A fragmentary personal diary in which Ionesco shares his existential anxieties, dreams, and reflections on death, politics, and creativity. A revealing text on the depth of his inner life.

Anecdotes

Ionesco recounts that the idea for The Bald Soprano came to him while learning English with the Assimil method. The absurd phrases in the textbook — 'The ceiling is above, the floor is below' — struck him as so comical and so devoid of meaning that he turned them into the material for an entire play. The premiere, in 1950 at the Théâtre des Noctambules, was performed before an audience of three.

During a rehearsal of Rhinoceros in 1959, Ionesco demanded that the actors physically imitate rhinoceroses on stage.

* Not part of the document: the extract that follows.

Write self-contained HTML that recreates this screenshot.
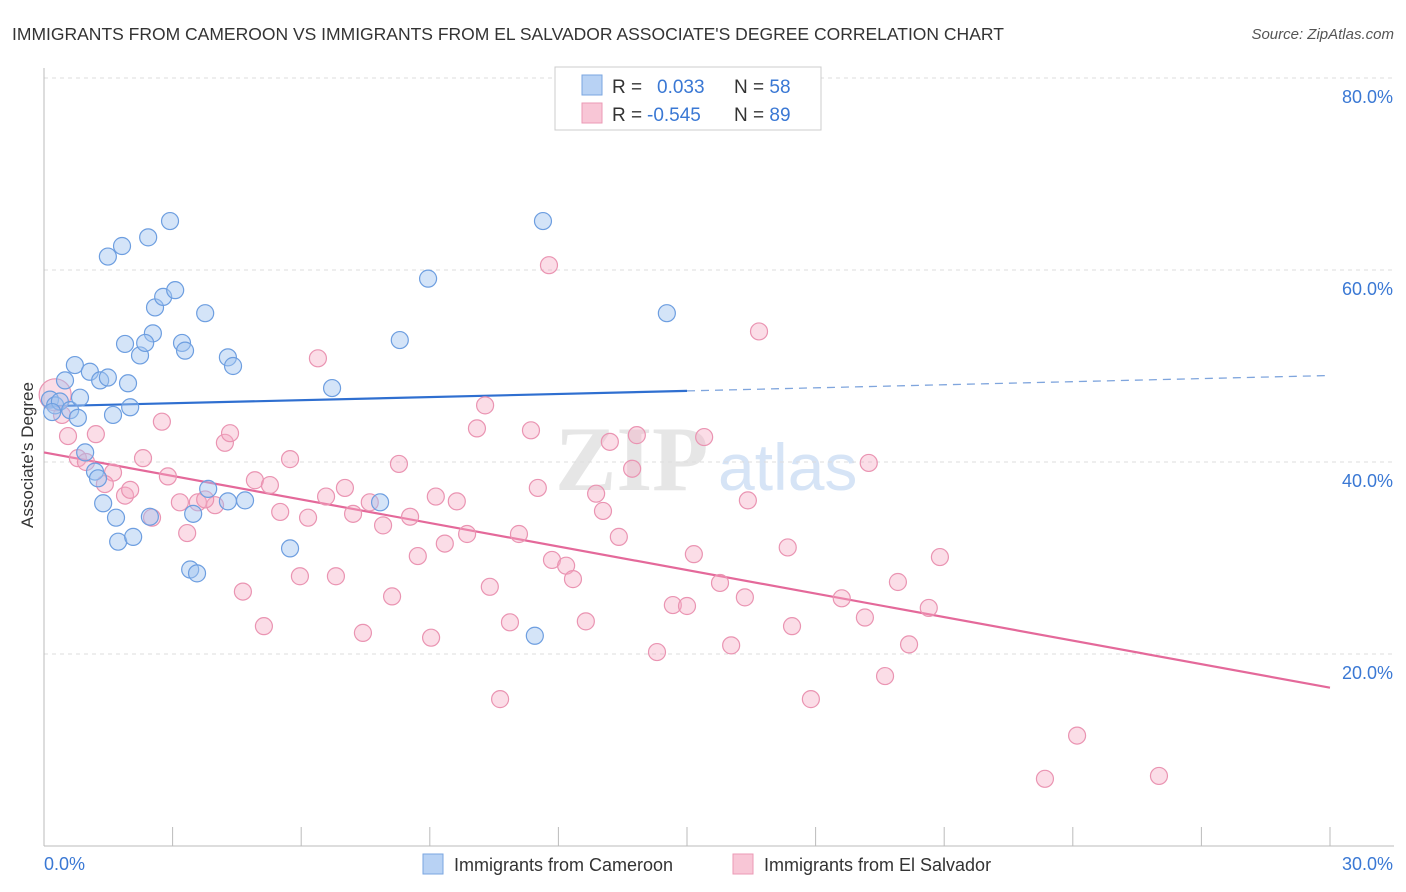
<!DOCTYPE html>
<html><head><meta charset="utf-8"><style>
body{margin:0;background:#fff;font-family:"Liberation Sans",sans-serif}
svg{display:block}
</style></head><body>
<svg id="chart" width="1406" height="892" xmlns="http://www.w3.org/2000/svg">
<text x="12" y="40" font-size="17.5" fill="#333">IMMIGRANTS FROM CAMEROON VS IMMIGRANTS FROM EL SALVADOR ASSOCIATE'S DEGREE CORRELATION CHART</text>
<text x="1394" y="39" font-size="15" fill="#555" font-style="italic" text-anchor="end">Source: ZipAtlas.com</text>
<g>
<text x="555" y="490" font-size="92" fill="#e6e6e6" font-family="Liberation Serif" font-weight="bold">ZIP</text>
<text x="718" y="490" font-size="66" fill="#d6e4f6">atlas</text>
</g>
<g id="grid"></g>
<g id="axes"></g>
<g id="lines"></g>
<g id="pts"></g>
<text transform="translate(33,455) rotate(-90)" font-size="17" fill="#333" text-anchor="middle">Associate's Degree</text>
<g>
<rect x="555" y="67" width="266" height="63" fill="#fff" stroke="#ccc"/>
<rect x="582" y="75" width="20" height="20" fill="#b8d2f4" stroke="#7aa6e0"/>
<rect x="582" y="103" width="20" height="20" fill="#f8c6d6" stroke="#eb9ab5"/>
<text x="612" y="93" font-size="19" fill="#333">R = <tspan fill="#3a78d4" x="657">0.033</tspan><tspan x="734">N = </tspan><tspan fill="#3a78d4">58</tspan></text>
<text x="612" y="121" font-size="19" fill="#333">R = <tspan fill="#3a78d4" x="647">-0.545</tspan><tspan x="734">N = </tspan><tspan fill="#3a78d4">89</tspan></text>
</g>
<g>
<rect x="423" y="854" width="20" height="20" fill="#b8d2f4" stroke="#7aa6e0"/>
<text x="454" y="871" font-size="18" fill="#333">Immigrants from Cameroon</text>
<rect x="733" y="854" width="20" height="20" fill="#f8c6d6" stroke="#eb9ab5"/>
<text x="764" y="871" font-size="18" fill="#333">Immigrants from El Salvador</text>
</g>
</svg>
<script>
const blueX=[0.14,0.26,0.37,0.49,0.61,0.72,0.84,0.19,0.79,1.07,1.31,1.49,1.96,1.61,2.01,0.96,1.19,1.26,1.38,1.68,1.73,2.08,2.47,1.49,1.82,2.43,2.94,2.59,2.78,3.06,2.54,1.89,2.24,2.36,3.22,3.29,3.76,4.29,4.41,3.83,3.48,3.41,3.57,4.29,4.69,5.74,6.72,8.30,8.96,7.84,11.64,11.45,14.53];
const blueY=[46.5,45.9,46.3,48.5,45.4,50.1,46.7,45.2,44.6,49.4,48.5,48.8,48.2,44.9,45.7,41.0,39.0,38.3,35.7,34.2,31.7,32.2,34.3,61.4,62.5,63.4,65.1,56.1,57.2,57.9,53.4,52.3,51.1,52.4,52.4,51.6,55.5,50.9,50.0,37.2,34.6,28.8,28.4,35.9,36.0,31.0,47.7,52.7,59.1,35.8,65.1,21.9,55.5];
const pinkX=[0.26,0.42,0.56,0.79,1.21,0.98,1.61,1.42,1.89,2.01,2.31,2.52,2.75,2.89,3.17,3.34,3.59,3.99,3.76,4.22,4.34,4.64,4.92,5.13,5.27,5.51,5.74,5.97,6.16,6.39,6.58,6.81,7.02,7.21,7.44,7.60,7.91,8.12,8.28,8.54,8.72,9.03,9.14,9.35,9.63,9.87,10.10,10.29,10.40,10.87,10.64,11.08,11.36,11.52,11.78,11.85,12.18,12.34,12.64,12.88,13.04,13.20,13.41,13.72,13.83,14.30,14.67,15.00,15.16,15.40,15.77,16.03,16.35,16.42,16.68,17.35,17.45,17.89,18.61,19.15,19.24,19.62,19.92,20.18,20.64,20.90,23.35,24.10,26.01];
const pinkY=[47.0,44.9,42.7,40.4,42.9,40.0,38.9,37.7,36.5,37.1,40.4,34.2,44.2,38.5,35.8,32.6,35.8,35.5,36.1,42.0,43.0,26.5,38.1,22.9,37.6,34.8,40.3,28.1,34.2,50.8,36.4,28.1,37.3,34.6,22.2,35.8,33.4,26.0,39.8,34.3,30.2,21.7,36.4,31.5,35.9,32.5,43.5,45.9,27.0,23.3,15.3,32.5,43.3,37.3,60.5,29.8,29.2,27.8,23.4,36.7,34.9,42.1,32.2,39.3,42.8,20.2,25.1,25.0,30.4,42.6,27.4,20.9,25.9,36.0,53.6,31.1,22.9,15.3,25.8,23.8,39.9,17.7,27.5,21.0,24.8,30.1,7.0,11.5,7.3];
const blueFit=[45.8,0.107];
const pinkFit=[41.0,-0.817];
const yTicks=[20,40,60,80];
const xTickLabels=["0.0%","30.0%"];
const NS="http://www.w3.org/2000/svg";
const sx=v=>44+v*(1330-44)/30, sy=v=>846-v*9.6;
function mk(tag,attrs,parent){const e=document.createElementNS(NS,tag);for(const k in attrs)e.setAttribute(k,attrs[k]);document.getElementById(parent).appendChild(e);return e;}
yTicks.forEach(t=>{
  const g=mk('line',{x1:44,x2:1394,y1:sy(t),y2:sy(t),stroke:'#ddd','stroke-dasharray':'4,4'},'grid');
  
  
  const tx=mk('text',{x:1393,y:sy(t)+25,'font-size':18,fill:'#3a78d4','text-anchor':'end'},'axes');
  tx.textContent=t.toFixed(1)+'%';
  
  
});
const ax=mk('line',{x1:44,x2:1394,y1:846,y2:846,stroke:'#bbb'},'axes');


const ay=mk('line',{x1:44,x2:44,y1:68,y2:846,stroke:'#bbb'},'axes');


for(let i=0;i<=10;i++){
  const t=mk('line',{x1:sx(i*3),x2:sx(i*3),y1:827,y2:846,stroke:'#bbb'},'axes');
  
  
}
[[0,'start',44],[30,'end',1393]].forEach((d,i)=>{
  const t=mk('text',{x:d[2],y:870,'font-size':18,fill:'#3a78d4','text-anchor':d[1]},'axes');
  t.textContent=xTickLabels[i];
  
  
});
const pf=x=>pinkFit[0]+pinkFit[1]*x, bf=x=>blueFit[0]+blueFit[1]*x;
let l=mk('line',{x1:sx(0),y1:sy(pf(0)),x2:sx(30),y2:sy(pf(30)),stroke:'#e4699a','stroke-width':2.2},'lines');


l=mk('line',{x1:sx(0),y1:sy(bf(0)),x2:sx(15),y2:sy(bf(15)),stroke:'#2f6fd0','stroke-width':2.2},'lines');


l=mk('line',{x1:sx(15),y1:sy(bf(15)),x2:sx(30),y2:sy(bf(30)),stroke:'#7fa5dd','stroke-width':1.3,'stroke-dasharray':'8,6'},'lines');


pinkX.forEach((x,i)=>{
  const c=mk('circle',{cx:sx(x),cy:sy(pinkY[i]),r:i===0?16:8.5,fill:'rgba(244,170,196,0.4)',stroke:'#ea94b2','stroke-width':1.2},'pts');
  
  
});
blueX.forEach((x,i)=>{
  const c=mk('circle',{cx:sx(x),cy:sy(blueY[i]),r:8.5,fill:'rgba(160,196,240,0.45)',stroke:'#6d9ee0','stroke-width':1.2},'pts');
  
  
});
</script>
</body></html>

He believed the play had to provoke a visceral unease in the audience confronting the rise of conformism and totalitarianism. Jean-Louis Barrault, who was directing the play, had to negotiate at length to find a balance between the absurd and realistic acting.

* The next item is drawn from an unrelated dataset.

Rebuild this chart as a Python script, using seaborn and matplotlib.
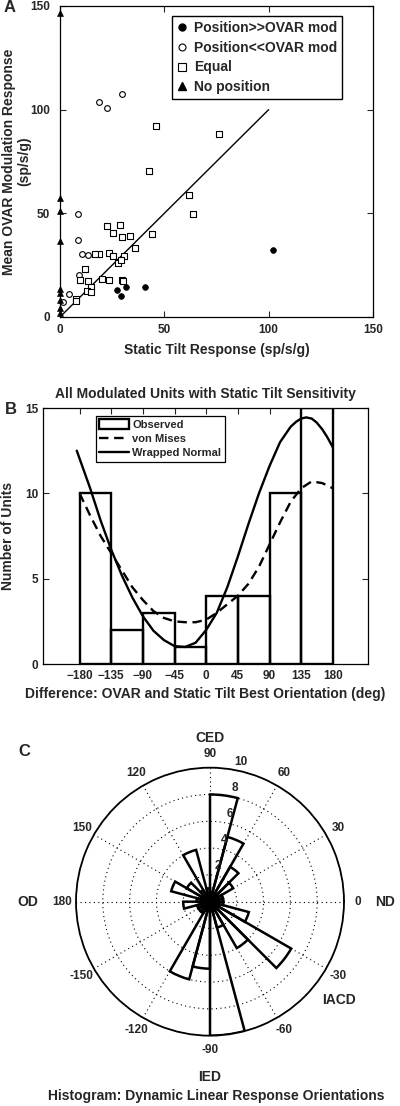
import numpy as np
import matplotlib
matplotlib.use('Agg')
import matplotlib.pyplot as plt
import seaborn as sns
from matplotlib.patches import Patch
from matplotlib.lines import Line2D

# ---- panel A: static tilt vs OVAR modulation ----
pos_gt_x = [102.0, 40.8, 31.7, 27.5, 29.1]
pos_gt_y = [32.1, 14.5, 14.5, 12.8, 10.0]
pos_lt_x = [18.9, 22.7, 29.7, 8.5, 8.5, 10.6, 13.6, 4.3, 1.3, 9.3]
pos_lt_y = [103.9, 101.0, 107.4, 49.8, 36.9, 30.5, 30.0, 11.2, 7.2, 20.4]
equal_x = [46.2, 76.1, 42.5, 61.9, 63.5, 44.3, 33.7, 29.6, 28.8, 22.4, 25.3,
           36.1, 23.5, 25.3, 30.7, 27.7, 29.3, 18.9, 16.6, 12.0, 9.6, 13.6,
           20.0, 23.3, 29.6, 30.4, 14.7, 12.8, 14.9, 7.7, 7.7]
equal_y = [91.9, 88.2, 70.5, 58.8, 49.8, 40.0, 39.0, 38.7, 44.3, 43.8, 40.6,
           33.1, 30.8, 29.5, 29.5, 26.2, 27.3, 30.2, 30.2, 23.1, 18.0, 17.2,
           18.3, 18.0, 18.0, 17.3, 14.4, 12.4, 11.9, 8.7, 7.5]
nopos_x = [0, 0, 0, 0, 0, 0, 0, 0, 0]
nopos_y = [146.5, 57.5, 51.0, 36.5, 13.5, 11.5, 8.0, 4.5, 2.0]
diag_x = [0, 100]
diag_y = [0, 100]

# ---- panel B: difference histogram + fits ----
bin_edges = [-180, -135, -90, -45, 0, 45, 90, 135, 180]
bin_counts = [10, 2, 3, 1, 4, 4, 10, 15]
wn_deg = [-184, -165, -150, -135, -120, -105, -90, -75, -60, -45, -30, -15, 0,
          15, 30, 45, 60, 75, 90, 105, 120, 128, 135, 142, 150, 157, 165, 172, 180]
wn_val = [12.5, 10.3, 8.4, 6.7, 5.2, 3.9, 2.8, 1.95, 1.4, 1.05, 1.0, 1.25, 2.0,
          3.0, 4.5, 6.3, 8.2, 10.0, 11.6, 13.0, 13.9, 14.2, 14.38, 14.45, 14.38,
          14.15, 13.75, 13.3, 12.7]
vm_deg = [-180, -165, -150, -135, -120, -105, -90, -75, -60, -45, -30, -15, 0,
          15, 30, 45, 60, 75, 90, 105, 120, 135, 150, 165, 180]
vm_val = [10.0, 8.7, 7.5, 6.5, 5.5, 4.5, 3.75, 3.1, 2.7, 2.5, 2.45, 2.45, 2.6,
          3.0, 3.5, 4.0, 4.7, 5.7, 7.0, 8.3, 9.5, 10.3, 10.7, 10.6, 10.3]
b_ticks = [-180, -135, -90, -45, 0, 45, 90, 135, 180]

# ---- panel C: rose histogram (15 deg bins from -180) ----
rose_left = list(range(-180, 180, 15))
rose_counts = [2, 1, 1, 1, 6, 5, 10, 2, 4, 7, 3, 1,
               1, 1, 2, 3, 5, 8, 1, 4, 1, 2, 3, 1]
rose_rticks = [2, 4, 6, 8, 10]
ang_ticks = [0, 30, 60, 90, 120, 150, 180, 210, 240, 270, 300, 330]
ang_labels = ['0', '30', '60', '90', '120', '150', '180', '-150', '-120', '-90', '-60', '-30']

sns.set_style('ticks', {'xtick.direction': 'in', 'ytick.direction': 'in',
                        'axes.edgecolor': 'black'})
plt.rcParams['font.family'] = ['Liberation Sans', 'DejaVu Sans']
plt.rcParams['font.weight'] = 'bold'
plt.rcParams['axes.labelweight'] = 'bold'
plt.rcParams['axes.titleweight'] = 'bold'
plt.rcParams['axes.linewidth'] = 0.9

fig = plt.figure(figsize=(4, 11.06), dpi=100)

# ================= A =================
axA = fig.add_axes([0.15, 0.7134, 0.7825, 0.2812])
sns.lineplot(x=diag_x, y=diag_y, ax=axA, color='black', lw=1.0)
sns.scatterplot(x=pos_lt_x, y=pos_lt_y, ax=axA, marker='o', s=17, facecolor='white',
                edgecolor='black', linewidth=0.8, zorder=3)
sns.scatterplot(x=equal_x, y=equal_y, ax=axA, marker='s', s=24, facecolor='white',
                edgecolor='black', linewidth=0.8, zorder=3)
sns.scatterplot(x=pos_gt_x, y=pos_gt_y, ax=axA, marker='o', s=17, color='black',
                edgecolor='black', linewidth=0.5, zorder=4)
sns.scatterplot(x=nopos_x, y=nopos_y, ax=axA, marker='^', s=18, color='black',
                edgecolor='black', linewidth=0.5, zorder=4, clip_on=False)
axA.set_xlim(0, 150)
axA.set_ylim(0, 150)
axA.set_xticks([0, 50, 100, 150])
axA.set_yticks([0, 50, 100, 150])
axA.tick_params(top=True, right=True, length=4, width=0.8, labelsize=8.5)
axA.tick_params(axis='y', pad=7)
axA.tick_params(axis='x', pad=5)
axA.set_xlabel('Static Tilt Response (sp/s/g)', fontsize=10, labelpad=5)
axA.set_ylabel('Mean OVAR Modulation Response\n(sp/s/g)', fontsize=10, linespacing=1.1)
axA.yaxis.set_label_coords(-0.092, 0.5)
for s in axA.spines.values():
    s.set_visible(True)
legA = [Line2D([], [], ls='none', marker='o', ms=5, mfc='black', mec='black'),
        Line2D([], [], ls='none', marker='o', ms=5, mfc='white', mec='black', mew=0.8),
        Line2D([], [], ls='none', marker='s', ms=5.5, mfc='white', mec='black', mew=0.8),
        Line2D([], [], ls='none', marker='^', ms=5.5, mfc='black', mec='black')]
axA.legend(legA, ['Position>>OVAR mod', 'Position<<OVAR mod', 'Equal', 'No position'],
           loc='upper left', bbox_to_anchor=(0.358, 0.968), borderaxespad=0,
           fontsize=10, frameon=True, fancybox=False, framealpha=1, edgecolor='black',
           handlelength=0.8, handletextpad=0.45, labelspacing=0.42, borderpad=0.35)
axA.get_legend().get_frame().set_linewidth(1.0)
fig.text(10 / 400, 1 - 8 / 1106, 'A', fontsize=12, fontweight='bold', ha='center', va='center')

# ================= B =================
axB = fig.add_axes([0.1075, 0.3996, 0.8125, 0.2315])
centers = [(bin_edges[i] + bin_edges[i + 1]) / 2 for i in range(len(bin_counts))]
sns.histplot(x=centers, weights=bin_counts, bins=bin_edges, ax=axB, fill=False,
             element='bars', color='black', linewidth=1.7)
sns.lineplot(x=vm_deg, y=vm_val, ax=axB, color='black', lw=1.7,
             linestyle=(0, (4, 2.4)))
sns.lineplot(x=wn_deg, y=wn_val, ax=axB, color='black', lw=1.7)
axB.set_xlim(-232, 230)
axB.set_ylim(0, 15)
axB.set_xticks(b_ticks)
axB.set_yticks([0, 5, 10, 15])
axB.tick_params(top=True, right=True, length=4, width=0.8, labelsize=8.5)
axB.tick_params(axis='x', pad=4)
axB.set_xlabel('Difference: OVAR and Static Tilt Best Orientation (deg)', fontsize=10, labelpad=4)
axB.set_ylabel('Number of Units', fontsize=10)
axB.yaxis.set_label_coords(-0.086, 0.5)
axB.set_title('All Modulated Units with Static Tilt Sensitivity', fontsize=10, pad=7)
for s in axB.spines.values():
    s.set_visible(True)
legB = [Patch(facecolor='white', edgecolor='black', linewidth=1.7),
        Line2D([], [], color='black', lw=1.7, ls=(0, (4, 2.4))),
        Line2D([], [], color='black', lw=1.7)]
axB.legend(legB, ['Observed', 'von Mises', 'Wrapped Normal'],
           loc='upper left', bbox_to_anchor=(0.162, 0.969), borderaxespad=0,
           fontsize=8, frameon=True, fancybox=False, framealpha=1, edgecolor='black',
           handlelength=2.7, handleheight=1.0, handletextpad=0.3, labelspacing=0.3,
           borderpad=0.3)
axB.get_legend().get_frame().set_linewidth(0.9)
fig.text(11 / 400, 1 - 409 / 1106, 'B', fontsize=12, fontweight='bold', ha='center', va='center')

# ================= C =================
axC = fig.add_axes([0.19, 0.0636, 0.67, 0.2423], projection='polar')
axC.bar(np.deg2rad(np.array(rose_left) + 7.5), rose_counts, width=np.deg2rad(15),
        bottom=0, fill=False, edgecolor='black', linewidth=1.8, zorder=3)
axC.set_ylim(0, 10)
axC.set_yticks(rose_rticks)
axC.set_yticklabels([])
axC.set_xticks(np.deg2rad(ang_ticks))
axC.set_xticklabels([])
axC.grid(True, color='black', linestyle=(0, (1, 3)), linewidth=0.8)
axC.spines['polar'].set_linewidth(1.3)
axC.tick_params(length=0)
for a, lab in zip(ang_ticks, ang_labels):
    axC.text(np.deg2rad(a), 11.05, lab, fontsize=8.5, ha='center', va='center', clip_on=False)
for r in rose_rticks:
    axC.text(np.deg2rad(77.5), r + 0.7, str(r), fontsize=8.5, ha='center', va='center',
             clip_on=False, zorder=5)
axC.text(np.deg2rad(90), 12.2, 'CED', fontsize=10, ha='center', va='center', clip_on=False)
axC.text(np.deg2rad(0), 13.1, 'ND', fontsize=10, ha='center', va='center', clip_on=False)
axC.text(np.deg2rad(180), 13.6, 'OD', fontsize=10, ha='center', va='center', clip_on=False)
axC.text(np.deg2rad(-90), 13.1, 'IED', fontsize=10, ha='center', va='center', clip_on=False)
axC.text(np.deg2rad(-37.5), 12.1, 'IACD', fontsize=10, ha='center', va='center', clip_on=False)
fig.text(24 / 400, 1 - 751 / 1106, 'C', fontsize=12, fontweight='bold', ha='center', va='center')
fig.text(216 / 400, 1 - 1096 / 1106, 'Histogram: Dynamic Linear Response Orientations',
         fontsize=10, fontweight='bold', ha='center', va='center')

fig.savefig('out.png', dpi=100)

Ionesco was elected to the Académie française in 1970, which earned him much mockery from intellectuals such as Sartre, who himself refused such institutions. Ironically, the author who had spent his entire life criticizing hollow speeches and empty social rituals found himself delivering an acceptance speech under the Coupole, dressed in the traditional green coat and sword.

A refugee in France during the Second World War, having fled the fascist Iron Guard regime in Romania, Ionesco lived through the Occupation in Paris in conditions of great hardship. This firsthand experience of totalitarianism profoundly shaped his theatre, most notably Rhinoceros, in which the transformation of men into wild beasts illustrates the contagion of mass ideologies.

Ionesco suffered from a panicked fear of death, which he called 'the great absence'. He wrote about it in his private diaries and in plays such as Exit the King. Toward the end of his life, he turned to painting and drawing, creating works populated by ghostly figures and rhinoceroses, as if to exorcise his deepest anxieties.

Primary Sources

Notes and Counter-Notes (1962)
Theatre is not the reproduction of reality. It is not the imitation of life. It is life itself, or rather a certain way of seeing life, of magnifying it, of bringing it to a kind of paroxysm.
Fragments of a Journal (1967)
I am afraid. I am afraid of dying and I am afraid of living. These two fears are not alike. One is known and the other remains mysterious, and that is perhaps why it is even more terrifying.
Letter to an English Man of Letters (preface to The Bald Soprano) (1954)
In writing this play, I had no intention of writing a comedy, or a satire, or anything else. I simply wanted to put on stage people who had nothing to say to each other.
Rhinoceros – author's note for Jean-Louis Barrault's production (1959)
Rhinoceros is, above all, a play against collective hysterias and epidemics that hide beneath the cover of reason and ideas, but which are nonetheless grave collective illnesses.
Reception speech at the Académie française (1970)
Literature is the conscience of a people, it is their living memory. It can also be their critical conscience, lucid, capable of saying no to what is not human.

Key Places

Slatina, Romania

Eugène Ionesco's birthplace, where he was born on November 26, 1909. His Romanian roots and attachment to the French language would fuel a lifelong sense of being a stranger everywhere.

Théâtre de la Huchette, Paris

Since 1957, The Bald Soprano and The Lesson have been performed there without interruption, making this Latin Quarter theatre an iconic venue of contemporary drama. It is the longest-running show in the history of French theatre.

Apartment on Rue de Rivoli, Paris

Ionesco lived and worked for many years in this Parisian apartment overlooking the Tuileries Gardens, where he wrote a large part of his plays and journals.

Montparnasse Cemetery, Paris

The burial place of Eugène Ionesco, who died on March 28, 1994. His simple tombstone stands near those of other great writers and artists of the 20th century.

Académie française, Paris

Ionesco was elected to seat number 6 there in 1970, joining the institution not without irony — he who had built his entire body of work on a critique of social rituals and fossilized language.